Las fuentes de las que se nutre esta democracia populista latinoamericana son varias. Algunas están influidas por las tracciones woke tomadas del primer mundo. Otras, por las viejas prácticas caudillistas y esos eternos coqueteos con el autoritarismo. También se nutre de los nocivos residuos de ideologías colectivistas, así como, desde luego, de una u otra tentación totalitaria. El cocktail es claramente explosivo. Una verdadera nebulosa y un desafío mayúsculo a quienes quisieran reforzar los pocos trazos liberales resilientes.

Hasta ahora, las primeras configuraciones de las democracias populistas indican varios peligros. Diferentes, por cierto, a los que se divisan en otras partes del mundo. En América Latina, por ejemplo, no se observa esa disolución de las antiguas certezas, como ocurre en Europa con sus Brexit, auges de nacionalismos diversos, cuestionamientos a proyectos identitarios nuevos (como el homo europaeus) o esa resistencia a posturas comunes en materias de seguridad y migraciones.
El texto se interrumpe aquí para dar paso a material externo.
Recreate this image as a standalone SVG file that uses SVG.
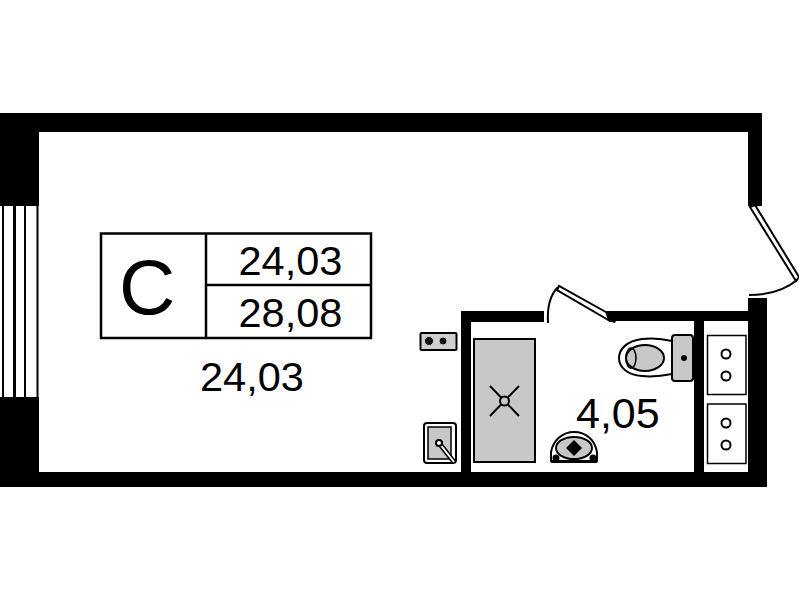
<svg xmlns="http://www.w3.org/2000/svg" width="799" height="600" viewBox="0 0 799 600">
<style>
.t{font-family:"Liberation Sans",Arial,sans-serif;font-size:41.500px;fill:#000}
.w{fill:#000;stroke:none}
.l{fill:none;stroke:#000;stroke-width:2}
.g{fill:#c8c8c8;stroke:#000;stroke-width:2}
.o{fill:#fff;stroke:#000;stroke-width:2}
</style>
<rect width="799" height="600" fill="#fff"/>
<g id="walls">
<path class="w" d="M0 113H762V206H748V132H39V206H0Z"/>
<path class="w" d="M0 397H39V472H748V298H767V487H0Z"/>
<path class="w" d="M461 311H544V322H471V472H461Z"/>
<path class="w" d="M606 311H748V321H704V472H694V321H615L606 316Z"/>
</g>
<g id="window" stroke="#000">
<path d="M3 206V397" stroke-width="2"/>
<path d="M14.500 206V397" stroke-width="3"/>
<path d="M25 206V397" stroke-width="2"/>
<path d="M37.500 206V397" stroke-width="2"/>
</g>
<g id="balcony-door">
<path class="o" d="M750 207L755 205L799 277L796 281Z" stroke-linejoin="miter"/>
<path class="l" d="M749 295C768 295 785 290 797 280"/>
</g>
<g id="bathroom-door">
<path class="o" d="M559 286L557 290L610 321L613 316Z"/>
<path class="l" d="M548 323C547 307 550 295 558 287"/>
<path class="w" d="M605 311H620L615 323L608 321Z"/>
</g>
<g id="stove">
<rect x="420.500" y="333" width="36" height="17" rx="1" fill="#d0d0d0" stroke="#000" stroke-width="2"/>
<circle cx="429" cy="341" r="4.500" fill="#111" stroke="#ccc" stroke-width="1"/>
<circle cx="443" cy="341" r="4" fill="#111" stroke="#ccc" stroke-width="1"/>
</g>
<g id="kitchen-sink">
<rect x="424" y="423" width="32" height="40" rx="3" fill="#fff" stroke="#000" stroke-width="2"/>
<rect x="428" y="427" width="23" height="32" fill="#c8c8c8" stroke="#000" stroke-width="1.500"/>
<path d="M439 443L454 462" stroke="#000" stroke-width="5"/>
<path d="M439 443L454 462" stroke="#fff" stroke-width="2"/>
<circle cx="439" cy="443" r="3" fill="#fff" stroke="#000" stroke-width="2"/>
</g>
<g id="shower">
<rect x="474" y="339" width="61" height="123" fill="#c8c8c8" stroke="#000" stroke-width="2"/>
<path d="M490 386L519 416M519 386L490 416" stroke="#000" stroke-width="2" fill="none"/>
<circle cx="504.500" cy="401" r="4.500" fill="#c8c8c8" stroke="#000" stroke-width="2"/>
</g>
<g id="washbasin">
<path class="o" d="M551 461V452C553 440 563 432 574 432C586 432 595 440 597 452V461Z" stroke-width="2"/>
<ellipse cx="574" cy="448" rx="18" ry="11" fill="#c8c8c8" stroke="#000" stroke-width="2"/>
<path class="w" d="M574 440L582 448L574 456L566 448Z"/>
<circle cx="556" cy="458" r="3.500" fill="#000"/>
<circle cx="593" cy="458" r="3.500" fill="#000"/>
<path d="M551 462H597" stroke="#000" stroke-width="2"/>
</g>
<g id="toilet">
<path class="o" d="M672 341C660 338 650 338 642 339C627 341 619 349 619 358C619 367 627 375 642 376C652 377 662 376 672 374Z" stroke-width="2.500"/>
<ellipse cx="645" cy="358" rx="19" ry="13" fill="#c8c8c8" stroke="#000" stroke-width="2"/>
<ellipse cx="631" cy="358" rx="5" ry="10" fill="none" stroke="#000" stroke-width="1.500"/>
<rect x="672" y="335" width="21" height="46" rx="3" fill="#c8c8c8" stroke="#000" stroke-width="2"/>
<circle cx="684" cy="358" r="3" fill="#000"/>
</g>
<g id="closet-1">
<rect x="707.500" y="335.500" width="38.500" height="59" fill="#fff" stroke="#000" stroke-width="1.500"/>
<circle cx="726" cy="354" r="4.500" class="o"/>
<circle cx="726" cy="376" r="4.500" class="o"/>
</g>
<g id="closet-2">
<rect x="707.500" y="404" width="38.500" height="59.500" fill="#fff" stroke="#000" stroke-width="1.500"/>
<circle cx="726" cy="423" r="4.500" class="o"/>
<circle cx="726" cy="445" r="4.500" class="o"/>
</g>
<g id="label-table">
<rect x="101" y="233.500" width="270" height="104.500" fill="#fff" stroke="#000" stroke-width="2.500"/>
<path d="M206 233.500V338M206 285H371" stroke="#000" stroke-width="2.500" fill="none"/>
<text class="t" x="119" y="314" style="font-size:78px">C</text>
<text class="t" x="238.500" y="275">24,03</text>
<text class="t" x="238.500" y="327">28,08</text>
</g>
<g id="room-labels">
<text class="t" x="200" y="391">24,03</text>
<text class="t" x="576" y="428" style="font-size:43px">4,05</text>
</g>
</svg>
Cuestiones que en esta parte del mundo ni siquiera forman parte de la agenda de discusión.

La mayor peligrosidad proviene de la debilidad institucional de los países latinoamericanos; una realidad que abre compuertas a toda clase de experimentos. Desata la imaginación anti-liberal. Tanto para ejercer el poder, como para actuar desde la oposición. Mucho de esto ya se ha estado viendo en los últimos años.

La debilidad institucional significa que, casi por naturaleza, los países de la región no disponen de cortafuegos efectivos. Tampoco los podrán crear, pues no hay masa crítica suficiente, pese a los evidentes daños nocivos para la sociedad entera.
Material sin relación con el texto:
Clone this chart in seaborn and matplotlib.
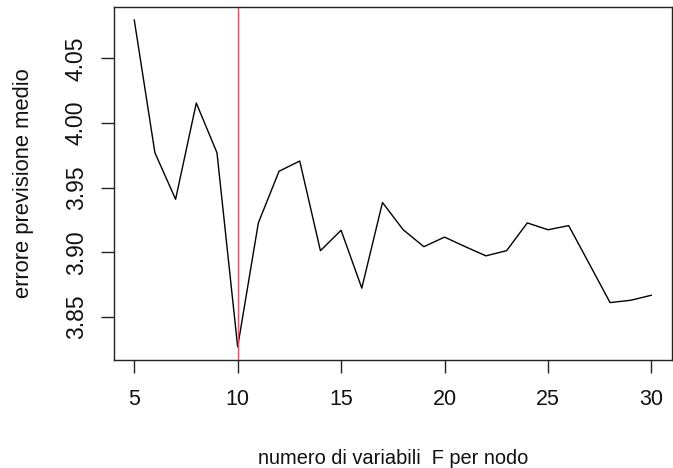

Escarbando en los detalles de lo que se avecina, resaltan varias cuestiones de interés.

Uno: las visiones benevolentes respecto a las fuentes que alimentan las democracias populistas. Abundan las opiniones generosas, tanto en los credos seculares como en quienes apuestan en favor de una resiliencia infinita de la democracia. Los primeros privilegian el optimismo cívico y estiman que las coyunturas beligerantes, así como los arrebatos estatizantes, serían sólo esporádicos. Finalmente, todos respetarían el juego democrático y los espacios del mercado. En tanto, los segundos creen que las democracias tienen un seguro de vida por el sólo hecho de existir. Como resultado, no hay masa crítica para construir una fossa regia protectora.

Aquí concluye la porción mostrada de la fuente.